SYDNEY -- Former Prime Minister Julia Gillard has defended her government's legacy on asylum seekers, saying a "hardline" approach was needed to deter people from making the treacherous journey to Australia by boat.

Ms Gillard appeared on Al Jazeeara's UpFront program early Saturday morning as chair of Global Partnership for Education - a global education program that aims to get the world's poorest children into school.

In what was a tense interview at times, Ms Gillard addressed questions about the decisions her government made on asylum seekers while she was Prime Minister from 2010 to 2013, before she was ousted by Kevin Rudd.

In 2012, Gillard's government re-activated Nauru and Manus Island in Papua New Guinea amid increasing number of asylum seeker boat arrivals.

“I stand by the decisions I made,” Gillard told UpFront's host Mehdi Hasan.

“The hard-line approach, in my view, does have a humanitarian underpinning which is we do not want people taking that journey and running those risks.

“The government I led was trying to do everything it could to deter people from getting on boats."

Under Tony Abbott's coalition government, hardline measures on asylum seekers were adopted based on refusing Australian resettlement for any boat arrivals. Labor now backs that approach.

Abbott, deposed by Malcolm Turnbull as PM earlier this year, recently urged Europe to adopt boat turnbacks in response to its refugee crisis, saying a "country that starts to lose control of its borders "starts to lose control of itself".

Gillard said her message to prospective asylum seekers as Prime Minister had been clear.

"Our message to people who were desperate and fleeing hard circumstances was we are going to take refugees, but don’t try and make the journey by boat.

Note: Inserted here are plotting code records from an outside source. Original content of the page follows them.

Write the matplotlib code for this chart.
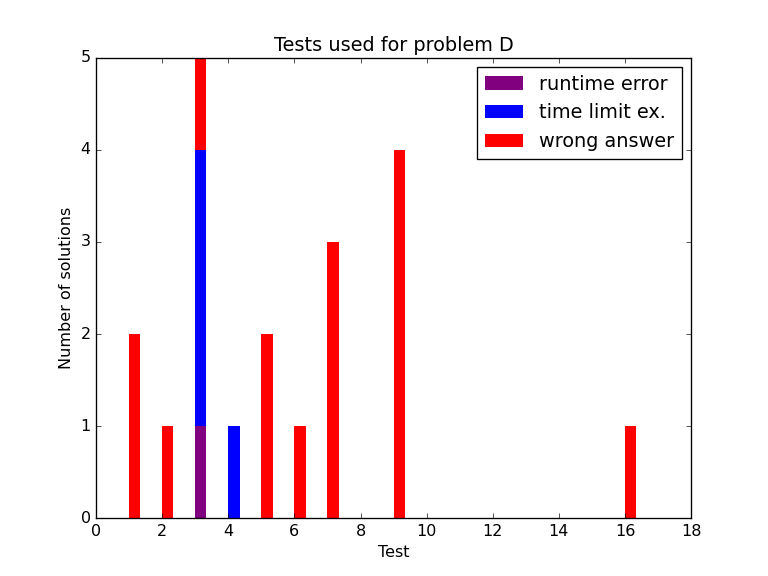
import matplotlib
matplotlib.use("Agg")
import matplotlib.pyplot as plt
import numpy as np

plt.style.use('classic')

tests = [1, 2, 3, 4, 5, 6, 7, 9, 16]
runtime_error = [0, 0, 1, 0, 0, 0, 0, 0, 0]
time_limit = [0, 0, 3, 1, 0, 0, 0, 0, 0]
wrong_answer = [2, 1, 1, 0, 2, 1, 3, 4, 1]

fig = plt.figure(figsize=(8, 6), dpi=96)
ax = fig.add_subplot(111)
w = 0.34
re = np.array(runtime_error)
tl = np.array(time_limit)
wa = np.array(wrong_answer)
ax.bar(tests, re, width=w, align='edge', color='purple', linewidth=0, label='runtime error')
ax.bar(tests, tl, width=w, bottom=re, align='edge', color='blue', linewidth=0, label='time limit ex.')
ax.bar(tests, wa, width=w, bottom=re + tl, align='edge', color='red', linewidth=0, label='wrong answer')
ax.set_xlim(0, 18)
ax.set_ylim(0, 5)
ax.set_xticks(range(0, 19, 2))
ax.set_yticks(range(0, 6))
ax.set_title('Tests used for problem D')
ax.set_xlabel('Test')
ax.set_ylabel('Number of solutions')
ax.legend(loc='upper right')
fig.savefig('out.png', dpi=96)
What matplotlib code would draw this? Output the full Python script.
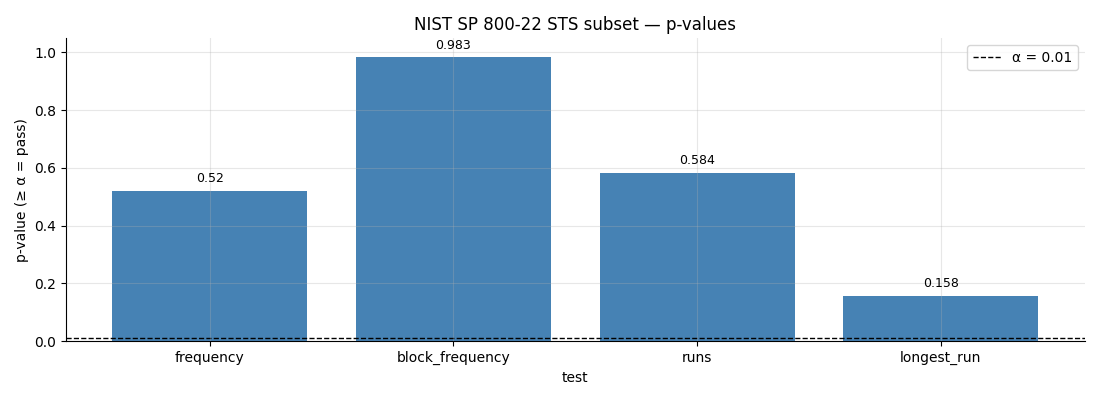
import numpy as np
import matplotlib.pyplot as plt

# p-values from the STS subset
tests = ['frequency', 'block_frequency', 'runs', 'longest_run']
p_values = [0.52, 0.983, 0.584, 0.158]
alpha = 0.01

fig, ax = plt.subplots(figsize=(11, 4), dpi=100)
fig.subplots_adjust(left=0.06, right=0.986, top=0.905, bottom=0.147)

x = np.arange(len(tests))
bars = ax.bar(x, p_values, width=0.8, color='steelblue')
ax.bar_label(bars, labels=[str(v) for v in p_values], padding=4, fontsize=9)

ax.axhline(alpha, color='black', linestyle='--', linewidth=1, label='α = 0.01')

ax.set_xticks(x)
ax.set_xticklabels(tests)
ax.set_ylim(0, 1.05)
ax.set_xlabel('test')
ax.set_ylabel('p-value (≥ α = pass)')
ax.set_title('NIST SP 800-22 STS subset — p-values')

# grid sits on top of the bars in the original
ax.set_axisbelow(False)
ax.grid(True, alpha=0.3, linewidth=0.8)
ax.spines['top'].set_visible(False)
ax.spines['right'].set_visible(False)
ax.legend(loc='upper right')

plt.savefig('out.png')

You may not survive, your children may not survive,” she said.

“You don’t quite know what it’s like as Prime Minister to get the telephone call from your defence forces that tell you that they suspect that an asylum seeker boat has gone down and they are engaging in desperate measures to try and rescue people from the water.

“Whatever they do, people die.”

Gillard said her government took "a set of decisions in a very difficult time when we were seeing increasing numbers and we were worried about deaths".

“We had a policy that I wanted to pursue which was a cooperative arrangement with Malaysia. I was blocked by the parliament from doing that,” she added.